Everyone is going to have their own subjective opinion about how any given franchise that they like should conclude. Even worse though, in the age of the internet, each and every one of those people has a way to publicly express their opinions. This can take the form of things like healthy criticism or fascinating fan-fiction, but it can also result in highly detrimental relationships between a show’s creative team and the audience, whether that be adversarial or symbiotic. With its final episode, Stranger Things became the latest in a long line of franchises to attempt to toe-the-line and make every individual segment of fans happy, and as a result, made no one happy.
Infamously, far more egregious instances of this in recent years included the final season of Game of Thrones and the final film in the Star Wars Sequel Trilogy, Star Wars: The Rise of Skywalker, both of which worked so hard to either avoid or incorporate popular online fan theories that they derailed the entire story in the process. While Stranger Things doesn’t sink to levels quite this low, it is woefully apparent that nearly every major story beat in the finale is compromised in an effort to not take the kinds of bold stances that might offend certain sections of the fandom. Which is not how a great story is told.
For example, heading into the finale, between the stage-play production of Stranger Things: The First Shadow and substantial chunks of this season’s story, a lot of legwork had gone into humanizing the character of Vecna. While some fans felt sympathetic towards the character because of his tragic backstory and were eager to see him redeemed in some capacity, others felt that doing so could have drastically undermined the entire point of him being the big-bad of the series.
Thus, as a result, the show just doesn’t really pick a side here, instead doing a bit of both. Vecna is a tragic character who was manipulated by the Mind Flayer, but he also did choose to stay with the Mind Flayer and work with it when he could have left. All of this is sped through in about five minutes of screen time and feels more needlessly muddled than compelling, resulting in a very wishy-washy conclusion for the series’ primary story.
Similarly, the show itself was clearly grappling with how exactly to handle Eleven’s culminating moment. Even in the narrative of the show itself, characters such as Kali, El, and Hopper were constantly debating whether Eleven should die, which feels like a direct mirror of what must have been happening in the writers’ room. In the end, again, the show simply opts to not really make a decision, and attempt to have its cake and eat it too.
Eleven seems to die, but then the series ends with Mike proposing a theory that she survived and had to go into hiding, which the show supports with footage of such a thing happening. Thus, fans who hated the idea of Eleven being dead can believe the theory, and others can believe she’s dead.

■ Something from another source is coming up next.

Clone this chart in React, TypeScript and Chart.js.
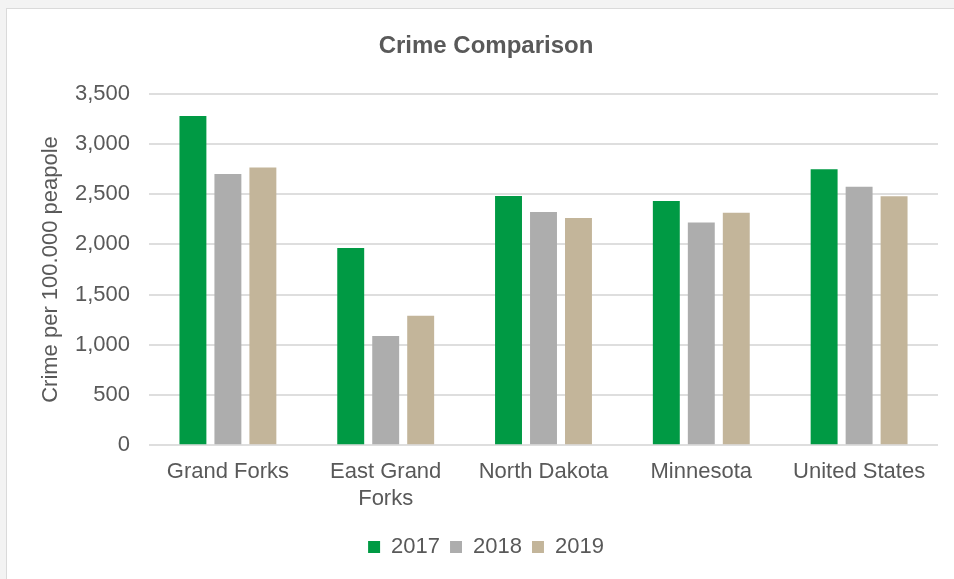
import React, { useEffect, useRef } from "react";
import { Chart, registerables } from "chart.js";

Chart.register(...registerables);

const categories: (string | string[])[] = [
  "Grand Forks",
  ["East Grand", "Forks"],
  "North Dakota",
  "Minnesota",
  "United States",
];
const series2017 = [3280, 1965, 2483, 2433, 2749];
const series2018 = [2702, 1087, 2323, 2217, 2573];
const series2019 = [2765, 1290, 2264, 2316, 2480];
const yTicks = [0, 500, 1000, 1500, 2000, 2500, 3000, 3500];

const FONT = "'Liberation Sans', Arial, sans-serif";
const TEXT = "#595959";

export default function App() {
  const ref = useRef<HTMLCanvasElement | null>(null);

  useEffect(() => {
    if (!ref.current) return;
    const chart = new Chart(ref.current, {
      type: "bar",
      data: {
        labels: categories,
        datasets: [
          { label: "2017", data: series2017, backgroundColor: "#009a44" },
          { label: "2018", data: series2018, backgroundColor: "#adadad" },
          { label: "2019", data: series2019, backgroundColor: "#c3b59a" },
        ],
      },
      options: {
        responsive: false,
        animation: false,
        datasets: {
          bar: { categoryPercentage: 0.665, barPercentage: 0.77 },
        },
        layout: { padding: { left: 26, right: 16, top: 0, bottom: 11 } },
        plugins: {
          title: {
            display: true,
            text: "Crime Comparison",
            color: TEXT,
            font: { family: FONT, size: 24, weight: "bold" },
            padding: { top: 22, bottom: 33 },
          },
          legend: {
            position: "bottom",
            labels: {
              color: TEXT,
              font: { family: FONT, size: 22 },
              boxWidth: 12,
              boxHeight: 12,
              padding: 10,
            },
          },
          tooltip: { enabled: false },
        },
        scales: {
          x: {
            grid: { display: false, drawTicks: false },
            border: { display: false },
            ticks: {
              color: TEXT,
              font: { family: FONT, size: 22 },
              padding: 14,
              maxRotation: 0,
              autoSkip: false,
            },
          },
          y: {
            min: 0,
            max: 3500,
            afterBuildTicks: (s: any) => {
              s.ticks = yTicks.map((v) => ({ value: v }));
            },
            grid: { color: "#dedede", lineWidth: 2, drawTicks: false },
            border: { display: false },
            ticks: {
              color: TEXT,
              font: { family: FONT, size: 22 },
              padding: 19,
              callback: (v: any) => Number(v).toLocaleString("en-US"),
            },
            title: {
              display: true,
              text: "Crime per 100.000 peapole",
              color: TEXT,
              font: { family: FONT, size: 22 },
              padding: { top: 4, bottom: 4 },
            },
            afterFit: (s: any) => {
              s.width = 115;
            },
          },
        },
      },
    });
    return () => chart.destroy();
  }, []);

  return (
    <div style={{ position: "fixed", inset: 0, background: "#f3f3f3", overflow: "hidden" }}>
      <div
        style={{
          position: "absolute",
          left: 6,
          top: 8,
          width: 970,
          height: 600,
          background: "#ffffff",
          border: "1px solid #dadada",
          boxSizing: "border-box",
        }}
      />
      <div style={{ position: "absolute", left: 8, top: 10, width: 946, height: 569 }}>
        <canvas ref={ref} width={946} height={569} style={{ width: 946, height: 569, display: "block" }} />
      </div>
    </div>
  );
}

In short, in attempting to appease a wider variety of fans, Stranger Things watered down its finale and made a lot of convoluted, waxing-waning choices that don’t leave much of an impact because they don’t feel definitive at all. Instead of telling a singular story that left the audience with bold statements about these characters, this story, and this world, the show opted to sand the edges off all of its biggest beats in a desperate attempt to keep everyone content. But the thing is, when everyone’s content, no one really is.